Recent advances in genomics and AI are expanding the ability to identify and characterize natural products, including through genome-mining tools such as [antiSMASH and DeepBGC](https://www.mdpi.com/1660-3397/23/7/261) that can identify BGCs and predict their chemical outputs. However, model performance remains constrained by limitations in the availability and diversity of underlying data, as existing genomic databases are often incomplete and skewed toward more easily accessible organisms.

Expanding sequencing across underexplored ecosystems would increase the range of biological patterns available for model training, improving the ability of AI systems to identify novel compounds and biological mechanisms. U.S. public lands encompass hundreds of millions of acres of preserved ecological diversity, including extreme environments that remain underexplored at the genomic level. Organisms found in these environments may encode novel proteins, enzymes, or metabolic pathways with therapeutic potential. Sequencing and digitizing these genomes would help address current data gaps and strengthen the data infrastructure underpinning AI-enabled drug discovery, synthetic biology, and precision therapeutics.

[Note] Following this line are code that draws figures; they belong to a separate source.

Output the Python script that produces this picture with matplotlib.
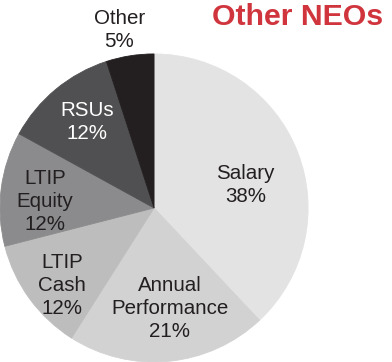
import numpy as np
import matplotlib
matplotlib.use('Agg')
import matplotlib.pyplot as plt

plt.rcParams['font.family'] = ['Liberation Sans', 'DejaVu Sans']

labels = ['Salary', 'Annual\nPerformance', 'LTIP\nCash', 'LTIP\nEquity', 'RSUs', 'Other']
shares = [38, 21, 12, 12, 12, 5]
colors = ['#e3e3e4', '#d2d2d2', '#bdbdbd', '#8b8b8d', '#505052', '#231f20']
text_colors = ['#231f20', '#231f20', '#231f20', '#231f20', '#ffffff', '#231f20']

# label placement: radius factor and angle tweak (deg) per slice
label_r = [0.61, 0.66, 0.78, 0.71, 0.71, 1.18]
label_da = [-7.6, 3.6, 4, 4, -1.6, 2]


def plot_pie():
    fig = plt.figure(figsize=(3.92, 3.62), dpi=100)
    ax = fig.add_axes([0.0, 0.0, 0.786, 0.851])
    wedges, _ = ax.pie(shares, colors=colors, startangle=90, counterclock=False,
                       radius=1.0, wedgeprops=dict(linewidth=0.6))
    for w, c in zip(wedges, colors):
        w.set_edgecolor(c)
    ax.set_xlim(-1, 1)
    ax.set_ylim(-1, 1)
    ax.set_aspect('auto')
    ax.axis('off')

    for w, lab, val, r, da, tc in zip(wedges, labels, shares, label_r, label_da, text_colors):
        ang = np.deg2rad((w.theta1 + w.theta2) / 2 + da)
        ax.text(r * np.cos(ang), r * np.sin(ang), f'{lab}\n{val}%',
                ha='center', va='center', fontsize=14.8, color=tc,
                linespacing=1.27, clip_on=False)

    fig.text(0.758, 0.953, 'Other NEOs', ha='center', va='center',
             fontsize=21.8, fontweight='bold', color='#d0343c')

    fig.savefig('out.png', dpi=100)


if __name__ == '__main__':
    plot_pie()
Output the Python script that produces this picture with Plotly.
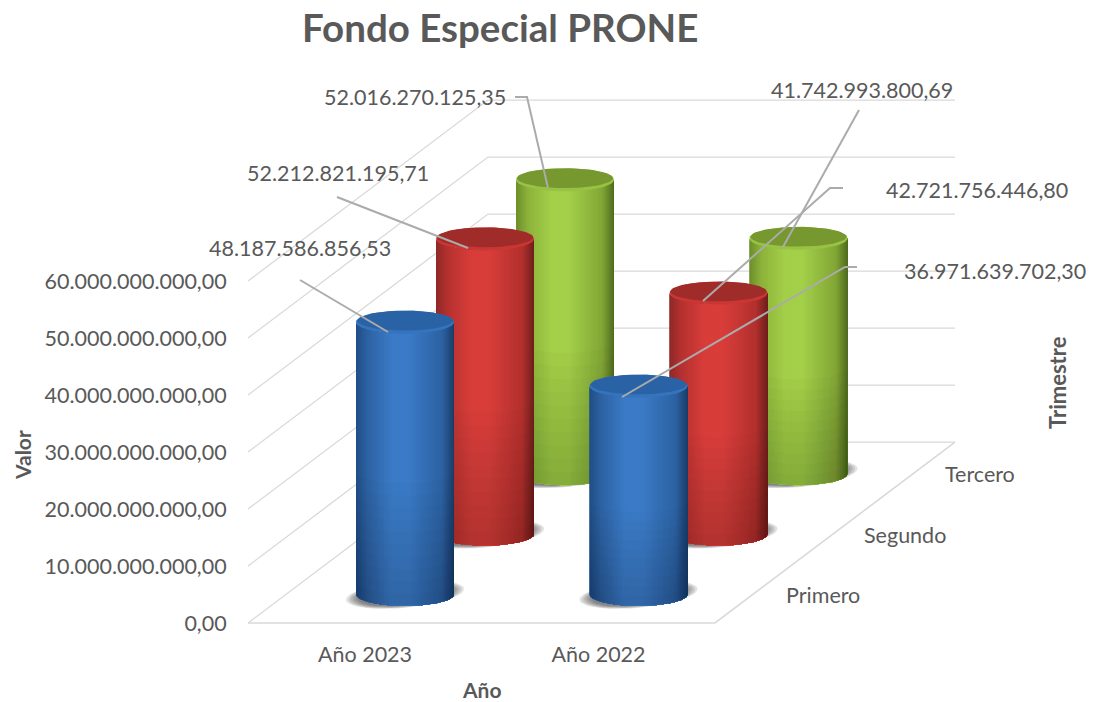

# **Biological Data as A Strategic Investment in Innovation Infrastructure**

The bill aligns with the White House AI Action Plan’s call to [“build world-class scientific datasets”](https://www.whitehouse.gov/wp-content/uploads/2025/07/Americas-AI-Action-Plan.pdf) by establishing a whole-genome sequencing program for life on federal lands. It adopts an interagency approach spanning the Department of the Interior, the Smithsonian Institution, HHS, USDA, NIH, NSF, and DOE to coordinate data collection, standardization, and access, producing a national platform for biological data. This coordinated approach helps promote standardization and interoperability—critical for downstream research applications in biopharmaceutical R&D, where reproducibility and data integration are essential.

The total investment—$300 million over five years—is modest relative to the potential returns. Even a single therapeutic breakthrough enabled by expanded genomic datasets could yield substantial health and economic benefits.

# **Strategic and Global Context**

Biotechnology is now an area of intensifying global competition. Leadership in biological data and AI capabilities will shape the next generation of breakthroughs in medicine, agriculture, and advanced manufacturing. The legislation reflects growing international investment in genomic data generation. China, for example, has prioritized large-scale sequencing and data infrastructure development, including through institutions such as the [Beijing Genomics Institute](https://pmc.ncbi.nlm.nih.gov/articles/PMC7097335/). Expanding U.S. capabilities in biological data collection would help sustain U.S. leadership in these areas.

# **Policy Considerations**

- Policymakers should recognize that expanded genomic datasets could reduce key data bottlenecks in AI-enabled drug discovery and support biopharmaceutical innovation.
- Policymakers should ensure that genomic data infrastructure is coordinated, standardized, and interoperable to enable effective use across research domains.
- Policymakers should treat biological data infrastructure as a strategic national asset essential to sustaining U.S. leadership in science, technology, and innovation.